--- Work to do ---
Find each line with "that" and copy it.

--- Records with drawing code ---
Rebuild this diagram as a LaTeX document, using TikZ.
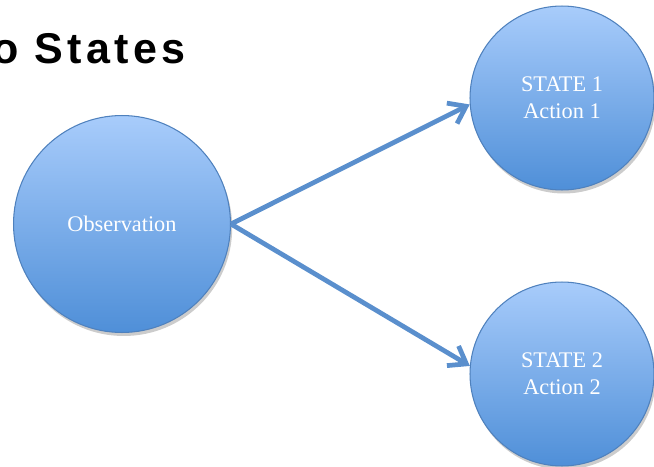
\documentclass[tikz,border=0pt]{standalone}
\usepackage{fontspec}
\setmainfont{Liberation Serif}
\newfontfamily\titlefont[LetterSpace=10]{Liberation Sans}
\usetikzlibrary{positioning,arrows.meta,shadows}

\definecolor{circtop}{HTML}{A8CCFB}
\definecolor{circbot}{HTML}{4F8FD8}
\definecolor{circline}{HTML}{4F81BD}
\definecolor{arrowblue}{HTML}{5A8FCD}

\tikzstyle{arrow} = [arrowblue,line width=2.7pt,-{Straight Barb[length=9pt,width=13pt]}]
\tikzstyle{bubble} = [circle,draw=circline,line width=0.6pt,top color=circtop,bottom color=circbot,text=white,align=center,inner sep=0pt,font=\fontsize{12.7}{15.3}\selectfont,drop shadow={shadow xshift=1pt,shadow yshift=-2pt,opacity=0.2,fill=black}]

\begin{document}
\begin{tikzpicture}[x=0.02cm,y=-0.02cm]
\useasboundingbox (0,0) rectangle (654,467);

\node[anchor=base west,font=\titlefont\bfseries\fontsize{24.5}{28}\selectfont] (title) at (-14,63) {o States};

\node[bubble,minimum size=4.34cm] (obs) at (122,224) {Observation};
\node[bubble,minimum size=3.68cm] (s1) at (562,98) {STATE 1\\Action 1};
\node[bubble,minimum size=3.68cm] (s2) at (562,374) {STATE 2\\Action 2};

\draw[arrow] (obs.east) -- (s1.184);
\draw[arrow] (obs.east) -- (s2.175);
\end{tikzpicture}
\end{document}
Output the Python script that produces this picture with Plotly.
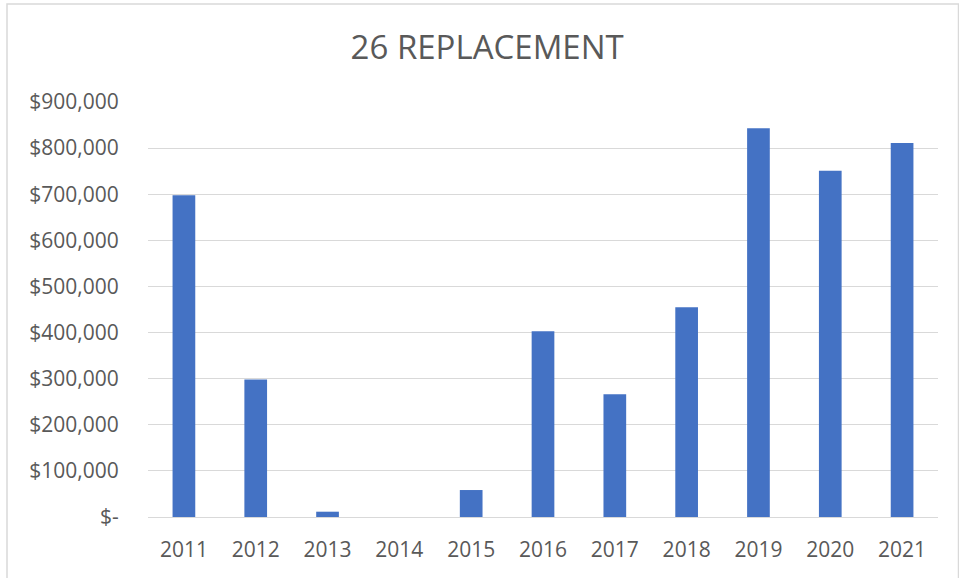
import plotly.graph_objects as go

years = ["2011", "2012", "2013", "2014", "2015", "2016", "2017", "2018", "2019", "2020", "2021"]
values = [698000, 298000, 11500, 0, 58500, 403000, 266000, 455000, 843000, 751000, 811000]
tick_vals = [0, 100000, 200000, 300000, 400000, 500000, 600000, 700000, 800000, 900000]
tick_text = ["$-", "$100,000", "$200,000", "$300,000", "$400,000", "$500,000",
             "$600,000", "$700,000", "$800,000", "$900,000"]
title_text = "26 REPLACEMENT"

W, H = 959, 578
L, R, T, B = 148, 21, 102, 61
pw, ph = W - L - R, H - T - B

fig = go.Figure(go.Bar(x=years, y=values, marker=dict(color="#4472C4", line=dict(width=0))))

font_fam = "Open Sans, DejaVu Sans, sans-serif"
grey = "#595959"

fig.update_layout(
    width=W, height=H,
    margin=dict(l=L, r=R, t=T, b=B, pad=0),
    paper_bgcolor="white", plot_bgcolor="white",
    bargap=0.684,
    showlegend=False,
    title=dict(text=title_text, x=0.508, xanchor="center", y=1 - 47 / H, yanchor="middle",
               yref="container", font=dict(family=font_fam, size=33, color=grey)),
    font=dict(family=font_fam, size=21, color=grey),
    xaxis=dict(type="category", showgrid=False, showline=True, linecolor="#D9D9D9", linewidth=1,
               ticks="outside", ticklen=14, tickcolor="rgba(0,0,0,0)",
               tickfont=dict(family=font_fam, size=21, color=grey), zeroline=False),
    yaxis=dict(range=[0, 900000], tickvals=tick_vals, ticktext=tick_text,
               showgrid=True, gridcolor="#D9D9D9", gridwidth=1, zeroline=False, showline=False,
               ticks="outside", ticklen=24, tickcolor="rgba(0,0,0,0)",
               tickfont=dict(family=font_fam, size=21, color=grey)),
    shapes=[
        dict(type="rect", xref="paper", yref="paper",
             x0=(7 - L) / pw, x1=(958.5 - L) / pw,
             y0=(T + ph - 600) / ph, y1=(T + ph - 4) / ph,
             line=dict(color="#D9D9D9", width=1.5), fillcolor="rgba(0,0,0,0)", layer="below"),
    ],
)

fig.write_html("out.html", config={"displayModeBar": False},
               post_script="document.body.style.margin='0';document.body.style.overflow='hidden';")
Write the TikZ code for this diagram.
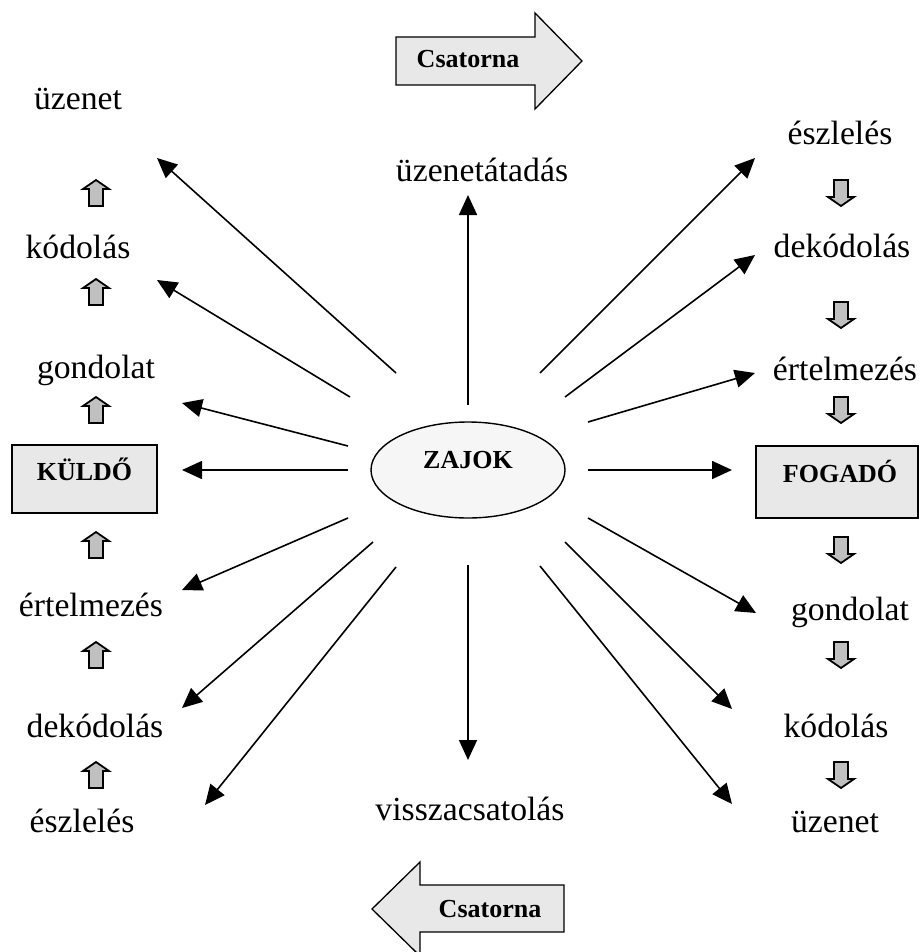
\documentclass[tikz,border=0pt]{standalone}
\usepackage{fontspec}
\setmainfont{Liberation Serif}
\usetikzlibrary{arrows.meta,shapes.geometric}
\definecolor{boxgray}{HTML}{E8E8E8}
\definecolor{ovalgray}{HTML}{F6F6F6}
\definecolor{smallgray}{HTML}{C0C0C0}
\tikzset{
  uparrow/.pic={\draw[line width=1.8pt, fill=smallgray, line join=miter]
    (-7,13) -- (7,13) -- (7,-4) -- (13,-4) -- (0,-13) -- (-13,-4) -- (-7,-4) -- cycle;},
  downarrow/.pic={\draw[line width=1.8pt, fill=smallgray, line join=miter]
    (-7,-13) -- (7,-13) -- (7,4) -- (13,4) -- (0,13) -- (-13,4) -- (-7,4) -- cycle;}
}
\begin{document}
\begin{tikzpicture}[x=1pt,y=-1pt,
  lbl/.style={anchor=base, inner sep=0pt, font=\fontsize{33.7}{40}\selectfont},
  boldlbl/.style={anchor=base, inner sep=0pt, font=\fontsize{26}{30}\selectfont\bfseries},
  ray/.style={line width=1.6pt, -{Triangle[length=20pt,width=18pt]}},
  panel/.style={draw, line width=1.4pt, fill=boxgray, inner sep=0pt},
  channel/.style={draw, line width=1.3pt, fill=boxgray, line join=miter}
]
\useasboundingbox (0,0) rectangle (920,952);

% channel arrows
\draw[channel] (396,37) -- (535,37) -- (535,13) -- (582,61) -- (535,109) -- (535,85) -- (396,85) -- cycle;
\node[boldlbl] (chtop) at (468,68) {Csatorna};
\draw[channel] (564,885) -- (420,885) -- (420,862) -- (372,909) -- (420,956) -- (420,932) -- (564,932) -- cycle;
\node[boldlbl] (chbot) at (490,917) {Csatorna};

% central noise ellipse
\node[ellipse, draw, line width=1.4pt, fill=ovalgray, minimum width=194pt, minimum height=96pt, inner sep=0pt] (zajok) at (468,470) {};
\node[boldlbl] (zajoktxt) at (468,468) {ZAJOK};

% sender and receiver boxes
\node[panel, minimum width=145pt, minimum height=68pt] (kuldo) at (84.5,479) {};
\node[boldlbl] (kuldotxt) at (84.5,480) {KÜLDŐ};
\node[panel, minimum width=162pt, minimum height=72pt] (fogado) at (837,482) {};
\node[boldlbl] (fogadotxt) at (840,482) {FOGADÓ};

% sender side labels
\node[lbl] (l1) at (78,110) {üzenet};
\node[lbl] (l2) at (78,258) {kódolás};
\node[lbl] (l3) at (96,378) {gondolat};
\node[lbl] (l5) at (91,616) {értelmezés};
\node[lbl] (l6) at (95,737) {dekódolás};
\node[lbl] (l7) at (82,832) {észlelés};

% receiver side labels
\node[lbl] (r1) at (840,145) {észlelés};
\node[lbl] (r2) at (842,257) {dekódolás};
\node[lbl] (r3) at (845,380) {értelmezés};
\node[lbl] (r5) at (850,620) {gondolat};
\node[lbl] (r6) at (836,737) {kódolás};
\node[lbl] (r7) at (835,832) {üzenet};

% middle labels
\node[lbl] (m1) at (482,182) {üzenetátadás};
\node[lbl] (m2) at (470,820) {visszacsatolás};

% small step arrows
\foreach \y in {193,292,410,545,655,775} \pic at (96,\y) {uparrow};
\foreach \y in {193,315,410,550,655,775} \pic at (841,\y) {downarrow};

% ray end points
\coordinate (s1) at (396,373);  \coordinate (t1) at (157,158);
\coordinate (s2) at (350,397);  \coordinate (t2) at (157,280);
\coordinate (s3) at (348,446);  \coordinate (t3) at (182,403);
\coordinate (s4) at (348,470);  \coordinate (t4) at (182,470);
\coordinate (s5) at (348,518);  \coordinate (t5) at (182,590);
\coordinate (s6) at (373,542);  \coordinate (t6) at (182,708);
\coordinate (s7) at (396,567);  \coordinate (t7) at (205,805);
\coordinate (s8) at (468,405);  \coordinate (t8) at (468,195);
\coordinate (s9) at (468,565);  \coordinate (t9) at (468,760);
\coordinate (s10) at (540,373); \coordinate (t10) at (755,158);
\coordinate (s11) at (565,397); \coordinate (t11) at (755,255);
\coordinate (s12) at (588,422); \coordinate (t12) at (755,373);
\coordinate (s13) at (588,470); \coordinate (t13) at (732,470);
\coordinate (s14) at (588,518); \coordinate (t14) at (756,613);
\coordinate (s15) at (565,542); \coordinate (t15) at (732,709);
\coordinate (s16) at (540,566); \coordinate (t16) at (732,804);

\foreach \i in {1,...,16} \draw[ray] (s\i) -- (t\i);
\end{tikzpicture}
\end{document}
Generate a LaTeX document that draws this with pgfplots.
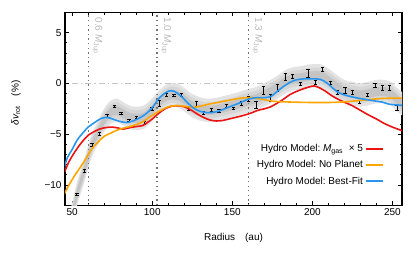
\documentclass[border=0pt]{standalone}
\usepackage{pgfplots}
\pgfplotsset{compat=1.18}
\usepackage{pgfplotstable}
\usepgfplotslibrary{fillbetween}
\usepackage{fontspec}
\setmainfont{Liberation Sans}
\definecolor{cred}{RGB}{235,20,20}
\definecolor{corange}{RGB}{255,165,0}
\definecolor{cblue}{RGB}{40,150,240}

\pgfplotstableread{
R v
49 -13.6
53 -10.9
57.5 -8.6
62 -6.2
66 -4.9
70 -3.6
74 -2.85
78 -2.65
82 -3.0
86 -3.35
90 -3.45
95 -3.3
100 -2.6
104 -1.9
108 -1.35
112 -1.1
116 -1.2
120 -1.6
124 -2.1
128 -2.4
132 -2.6
137 -2.65
142 -2.5
147 -2.3
151 -2.15
156 -1.9
160 -1.7
165 -1.5
170 -1.1
174 -0.8
178 -0.4
183 0.15
188 0.45
193 0.55
197 0.7
202 0.75
206 0.7
211 0.2
216 -0.4
220 -0.8
225 -1.0
230 -1.15
235 -1.0
240 -0.8
245 -0.8
249 -1.0
253 -1.6
256 -2.0
}\bandtab

\pgfplotstableread{
R v e
52.9 -10.9 0.12
57.5 -8.6 0.12
62.3 -6.07 0.15
67.0 -4.95 0.12
71.7 -3.2 0.12
76.3 -2.28 0.1
80.6 -2.93 0.12
85.6 -3.6 0.1
90.2 -3.36 0.12
95.0 -3.9 0.15
99.8 -2.54 0.15
104.4 -1.98 0.3
108.75 -1.15 0.15
113.5 -1.18 0.12
118.1 -1.15 0.15
122.7 -2.54 0.15
127.5 -2.0 0.25
132.0 -2.87 0.15
136.9 -2.6 0.12
141.7 -2.7 0.15
146.25 -2.2 0.15
150.8 -2.44 0.12
155.6 -1.98 0.2
160.2 -1.55 0.25
164.8 -2.1 0.35
169.6 -0.66 0.4
173.75 -1.39 0.35
178.3 -0.46 0.35
183.1 0.6 0.35
187.7 0.66 0.2
192.5 -0.06 0.15
197.3 1.03 0.4
201.9 0.1 0.15
206.4 1.36 0.2
211.25 0.04 0.15
215.8 -0.89 0.2
220.4 -0.72 0.3
225.0 -0.89 0.2
229.6 -1.78 0.15
234.6 -1.12 0.15
239.2 -0.16 0.2
243.75 -0.46 0.25
248.3 -0.46 0.25
252.9 -2.38 0.25
}\datatab

\pgfplotstableread{
R v
44 -9.1
45 -8.8
48 -7.7
51 -6.9
54 -6.2
57 -5.6
60 -5.1
63 -4.8
67 -4.5
71 -4.35
75 -4.3
79 -4.4
82 -4.5
86 -4.35
90 -4.25
94 -4.15
97 -3.85
100 -3.5
104 -2.95
108 -2.5
112 -2.25
116 -2.2
120 -2.3
124 -2.6
128 -3.0
132 -3.35
136 -3.6
140 -3.7
144 -3.65
148 -3.5
152 -3.35
157 -3.15
162 -2.9
166 -2.65
170 -2.5
174 -2.3
178 -1.95
182 -1.55
186 -1.1
190 -0.8
194 -0.55
198 -0.35
201 -0.25
204 -0.4
208 -0.75
212 -1.2
216 -1.55
220 -1.85
225 -2.2
230 -2.65
235 -3.1
240 -3.5
245 -3.95
250 -4.3
256 -4.65
}\redtab

\pgfplotstableread{
R v
44 -11.2
45 -10.9
48 -10.0
51 -9.2
54 -8.5
57 -7.8
60 -7.0
63 -6.3
66 -5.8
70 -5.2
74 -4.9
78 -4.6
82 -4.4
86 -4.25
90 -4.05
94 -3.8
98 -3.35
102 -2.95
106 -2.6
110 -2.3
114 -2.2
118 -2.2
122 -2.3
126 -2.35
130 -2.25
135 -2.05
140 -1.9
145 -1.75
150 -1.6
155 -1.45
160 -1.4
165 -1.45
170 -1.6
175 -1.75
180 -1.8
190 -1.85
200 -1.88
210 -1.88
220 -1.82
228 -1.7
235 -1.6
242 -1.5
250 -1.45
256 -1.45
}\orangetab

\pgfplotstableread{
R v
44 -8.7
45 -8.3
47 -7.3
50 -6.5
53 -5.6
56 -5.0
60 -4.3
64 -3.85
68 -3.45
72 -3.35
76 -3.55
80 -3.75
84 -3.85
88 -3.7
92 -3.4
96 -3.0
100 -2.4
104 -1.5
108 -0.95
111 -0.72
114 -0.8
118 -1.25
122 -1.9
126 -2.45
130 -2.75
134 -2.87
138 -2.85
142 -2.7
146 -2.45
150 -2.2
155 -1.9
160 -1.55
165 -1.4
170 -1.4
174 -1.3
178 -0.8
182 -0.3
186 0.1
190 0.35
195 0.45
200 0.45
205 0.4
209 0.05
213 -0.5
217 -0.95
222 -1.22
227 -1.4
232 -1.55
238 -1.7
244 -1.85
248 -2.05
256 -2.15
}\bluetab

\begin{document}
\begin{tikzpicture}
\begin{axis}[
  scale only axis,
  width=337pt, height=193pt,
  xmin=45.5, xmax=256, ymin=-12, ymax=7,
  xtick={50,100,150,200,250},
  ytick={-10,-5,0,5},
  yticklabels={−10,−5,0,5},
  minor x tick num=4,
  minor y tick num=4,
  tick align=inside,
  major tick length=4pt,
  minor tick length=2.5pt,
  tick style={black, line width=0.8pt},
  axis line style={black, line width=1.3pt},
  /pgf/number format/assume math mode=true,
  tick label style={font=\fontsize{10}{12}\selectfont},
  xlabel={Radius\quad(au)},
  ylabel={{\itshape δv}\textsubscript{rot}\quad(\%)},
  xlabel style={at={(axis description cs:0.5,-0.17)}, anchor=center, font=\fontsize{10}{12}\selectfont},
  ylabel style={at={(axis description cs:-0.145,0.53)}, anchor=center, font=\fontsize{10}{12}\selectfont},
  legend style={draw=none, fill=none, at={(rel axis cs:0.955,0.08)}, anchor=south east,
    font=\fontsize{10}{12}\selectfont, row sep=3.5pt},
  legend cell align=right,
  legend plot pos=right,
]
% band
\addplot[name path=u1, draw=none, smooth, forget plot] table[x=R, y expr=\thisrow{v}+1.15] {\bandtab};
\addplot[name path=l1, draw=none, smooth, forget plot] table[x=R, y expr=\thisrow{v}-1.15] {\bandtab};
\addplot[name path=u2, draw=none, smooth, forget plot] table[x=R, y expr=\thisrow{v}+0.8] {\bandtab};
\addplot[name path=l2, draw=none, smooth, forget plot] table[x=R, y expr=\thisrow{v}-0.8] {\bandtab};
\addplot[name path=u3, draw=none, smooth, forget plot] table[x=R, y expr=\thisrow{v}+0.45] {\bandtab};
\addplot[name path=l3, draw=none, smooth, forget plot] table[x=R, y expr=\thisrow{v}-0.45] {\bandtab};
\addplot[black!11, forget plot] fill between[of=u1 and l1];
\addplot[black!18, fill opacity=0.7, forget plot] fill between[of=u2 and l2];
\addplot[black!26, fill opacity=0.7, forget plot] fill between[of=u3 and l3];
% reference lines
\addplot[gray!45, line width=0.9pt, dash pattern=on 6pt off 3pt on 1.2pt off 3pt, forget plot] coordinates {(50,0) (256,0)};
\addplot[black!55, line width=1.3pt, dash pattern=on 1.3pt off 3.3pt, forget plot] coordinates {(60,-12) (60,7)};
\addplot[black!55, line width=1.3pt, dash pattern=on 1.3pt off 3.3pt, forget plot] coordinates {(103,-12) (103,7)};
\addplot[black!55, line width=1.3pt, dash pattern=on 1.3pt off 3.3pt, forget plot] coordinates {(160,-12) (160,7)};
\node[rotate=-90, anchor=south west, text=black!28, font=\fontsize{10}{12}\selectfont, inner sep=0pt] at (axis cs:62.5,6.5) {0.6 \textit{M}\textsubscript{Jup}};
\node[rotate=-90, anchor=south west, text=black!28, font=\fontsize{10}{12}\selectfont, inner sep=0pt] at (axis cs:105.5,6.5) {1.0 \textit{M}\textsubscript{Jup}};
\node[rotate=-90, anchor=south west, text=black!28, font=\fontsize{10}{12}\selectfont, inner sep=0pt] at (axis cs:162.5,6.5) {1.3 \textit{M}\textsubscript{Jup}};
% data
\addplot[draw=none, mark=none, forget plot,
  error bars/.cd, y dir=both, y explicit,
  error bar style={draw=black, line width=0.75pt},
  error mark options={draw=black, rotate=90, mark size=1.7pt, line width=0.75pt}]
  table[x=R, y=v, y error=e] {\datatab};
% models
\addplot[cred, line width=1.6pt, smooth] table[x=R, y=v] {\redtab};
\addlegendentry{Hydro Model:\ \textit{M}\textsubscript{gas} \ × 5}
\addplot[corange, line width=1.6pt, smooth] table[x=R, y=v] {\orangetab};
\addlegendentry{Hydro Model:\ No Planet}
\addplot[cblue, line width=1.6pt, smooth] table[x=R, y=v] {\bluetab};
\addlegendentry{Hydro Model:\ Best-Fit}
\end{axis}
\path (current axis.south west) ++(-65pt,-52pt) coordinate (bbA);
\path (current axis.north east) ++(14pt,12.3pt) coordinate (bbB);
\path (bbA) rectangle (bbB);
\end{tikzpicture}
\end{document}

--- Solution to this task ---
Output the Python script that produces this picture with Plotly.
Generate a LaTeX document that draws this with pgfplots.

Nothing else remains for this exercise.